Находилось у летчиков, техников время и для отдыха: играли в шахматы, шашки, домино, читали книги, свежие газеты и журналы, слушали патефон. А вечерами даже танцы устраивали. Вот рассказ ветерана Великой Отечественной войны, бывшей телефонистки 688-го батальона аэродромного обслуживания Варвары Митрофановны Цеминой (в девичестве Стребковой) о встрече с Маресьевым и танцах:
«Однажды к нам на аэродром перебазировался полк, и сразу пронесся слух, что в нем служит летчик Алексей Маресьев, который летает без ног. Когда летчики пошли в столовую, мы, любопытные девчата, выстроились в шеренгу и гадаем: какой же из них безногий? Все с ногами, никого даже с палочкой нет, шагают особой летной походкой враскачку… Давай тогда у техников выпытывать, а те смеются: „Эх, вы — ротозеи! На улице зима, мороз, у всех на ногах унты, а у него хромовые сапоги“. Потом был вечер отдыха в клубе. А Маресьев всем девчатам нравился — чернявый, высокий, красивый, и все подшучивал: „У моей матери два сына, а третий — летчик!“ И вот он пригласил меня на танец. А я засмущалась и нечаянно наступила ему на ногу. Расстроилась, чуть не плачу и опять так случилось. Тут уж слезы сами брызнули из глаз. А он улыбнулся и говорит: „Что вы, девушка, наступайте смелее, мне же все равно не больно! Протез — штука бесчувственная“».

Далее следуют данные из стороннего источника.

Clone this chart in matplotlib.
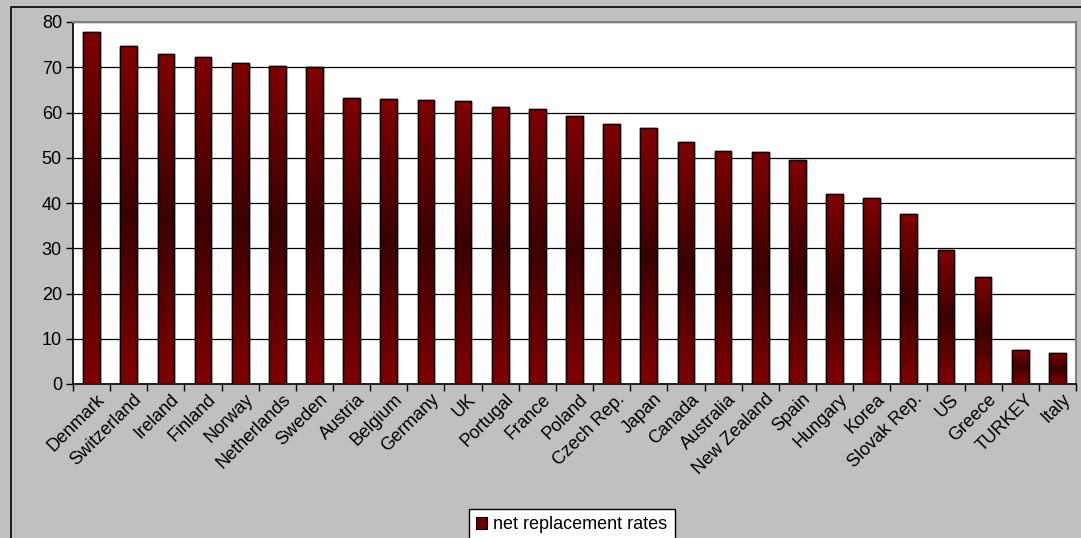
import numpy as np
import matplotlib
matplotlib.use("Agg")
import matplotlib.pyplot as plt
from matplotlib.colors import LinearSegmentedColormap
from matplotlib.patches import Rectangle

countries = ["Denmark", "Switzerland", "Ireland", "Finland", "Norway", "Netherlands",
             "Sweden", "Austria", "Belgium", "Germany", "UK", "Portugal", "France",
             "Poland", "Czech Rep.", "Japan", "Canada", "Australia", "New Zealand",
             "Spain", "Hungary", "Korea", "Slovak Rep.", "US", "Greece", "TURKEY", "Italy"]
rates = [77.9, 74.8, 72.9, 72.2, 71.0, 70.3, 70.0, 63.1, 62.9, 62.8, 62.5, 61.3, 60.7,
         59.2, 57.4, 56.5, 53.4, 51.6, 51.3, 49.5, 42.0, 41.0, 37.5, 29.6, 23.7, 7.5, 6.8]
y_ticks = [0, 10, 20, 30, 40, 50, 60, 70, 80]
series_name = "net replacement rates"

plt.rcParams["font.family"] = ["Liberation Sans", "DejaVu Sans"]
FS = 13

W, H = 1081, 538
fig = plt.figure(figsize=(W / 100, H / 100), dpi=100)
fig.patch.set_facecolor("#C0C0C0")

# outer chart border (top and left edges fall inside the canvas)
fig.add_artist(Rectangle((11 / W, -0.1), 1.2, 1.1 - 7 / H, transform=fig.transFigure,
                         fill=False, edgecolor="black", linewidth=1.2))

left, right, top, bottom = 73, 1076, 22, 384
ax = fig.add_axes([left / W, 1 - bottom / H, (right - left) / W, (bottom - top) / H])
ax.set_facecolor("white")

n = len(countries)
x = np.arange(n)
bars = ax.bar(x, rates, width=0.45, color="#800000", edgecolor="black",
              linewidth=1.0, zorder=3)

# vertical gradient inside each bar: maroon at both ends, dark in the middle
cmap = LinearSegmentedColormap.from_list("maroon", ["#800000", "#3a0000", "#800000"])
grad = np.linspace(0, 1, 256).reshape(-1, 1)
for b in bars:
    x0, w, h = b.get_x(), b.get_width(), b.get_height()
    im = ax.imshow(grad, cmap=cmap, aspect="auto", extent=(x0, x0 + w, 0, h),
                   origin="lower", zorder=3.5, interpolation="bilinear")
    im.set_clip_path(b)
    ax.add_patch(Rectangle((x0, 0), w, h, fill=False, edgecolor="black",
                           linewidth=1.0, zorder=4))

ax.set_xlim(-0.5, n - 0.5)
ax.set_ylim(0, 80)
ax.set_yticks(y_ticks)
ax.set_yticklabels([str(t) for t in y_ticks], fontsize=FS)
ax.yaxis.grid(True, color="black", linewidth=0.9, zorder=1)
ax.set_axisbelow(True)

ax.set_xticks(np.arange(-0.5, n, 1.0))
ax.set_xticklabels([])
ax.tick_params(axis="x", length=5, direction="out", color="black", width=1)
ax.tick_params(axis="y", length=5, direction="out", color="black", width=1, pad=3)
for i, name in enumerate(countries):
    ax.text(i + 0.12, -1.5, name, rotation=45, ha="right", va="top",
            rotation_mode="anchor", fontsize=FS)

for s in ["left", "bottom"]:
    ax.spines[s].set_color("black")
    ax.spines[s].set_linewidth(1.2)
for s in ["top", "right"]:
    ax.spines[s].set_color("#808080")
    ax.spines[s].set_linewidth(1.5)

# legend
leg_handle = Rectangle((0, 0), 1, 1, facecolor="#6a0000", edgecolor="black", linewidth=0.8)
leg = fig.legend([leg_handle], [series_name], loc="upper left",
                 bbox_to_anchor=(469 / W, 1 - 509 / H), fontsize=FS, frameon=True,
                 fancybox=False, edgecolor="black", framealpha=1,
                 handlelength=0.6, handleheight=0.6, handletextpad=0.35,
                 borderpad=0.4, borderaxespad=0)
leg.get_frame().set_linewidth(1.0)

fig.savefig("out.png", dpi=100, facecolor=fig.get_facecolor())
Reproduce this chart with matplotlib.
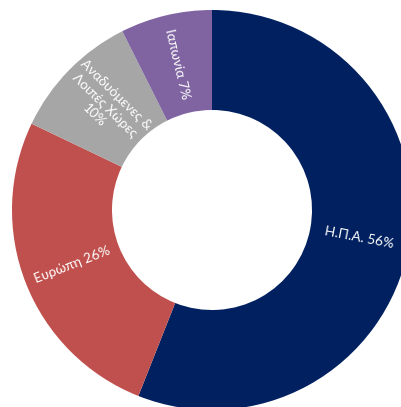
import matplotlib
matplotlib.use("Agg")
import matplotlib.pyplot as plt

regions = ["Η.Π.Α.", "Ευρώπη", "Αναδυόμενες &\nΛοιπές Χώρες\n", "Ιαπωνία"]
shares = [56.0, 26.1, 10.5, 7.4]
pct_labels = ["56%", "26%", "10%", "7%"]
colors = ["#002060", "#C0504D", "#A6A6A6", "#8064A2"]

labels = []
for r, p in zip(regions, pct_labels):
    labels.append(r + p if r.endswith("\n") else r + " " + p)

plt.rcParams['font.family'] = ['Lato', 'Noto Sans', 'DejaVu Sans']

fig = plt.figure(figsize=(4.02, 4.07), dpi=100)
ax = fig.add_axes([0, 0, 1, 1])
wedges, texts = ax.pie(shares, colors=colors, startangle=90, counterclock=False,
                       radius=1.0, labels=labels, labeldistance=0.75,
                       rotatelabels=True,
                       wedgeprops=dict(width=0.5, edgecolor='none', linewidth=0))
for t in texts:
    t.set_horizontalalignment('center')
    t.set_verticalalignment('center')
    t.set_rotation_mode('anchor')
    t.set_multialignment('center')
    t.set_color('white')
    t.set_fontsize(9.8)
    t.set_linespacing(1.3)

cx, cy, R = 212, 210, 200
ax.set_xlim((0 - cx) / R, (402 - cx) / R)
ax.set_ylim((cy - 407) / R, (cy - 0) / R)
ax.set_aspect('equal')
ax.axis('off')
fig.savefig("out.png", dpi=100)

Так протекали дни, если были плохие метеоусловия. Противник тоже отсиживался на своих аэродромах. Но как только появлялись «прорехи» в небе, летчики сразу отправлялись на боевые задания. Правда, за весь ноябрь Маресьев сделал всего два вылета. Но один отложился в его памяти на всю жизнь, как, впрочем, и в памяти механика самолета гвардии старшего сержанта Гурия Прасолова.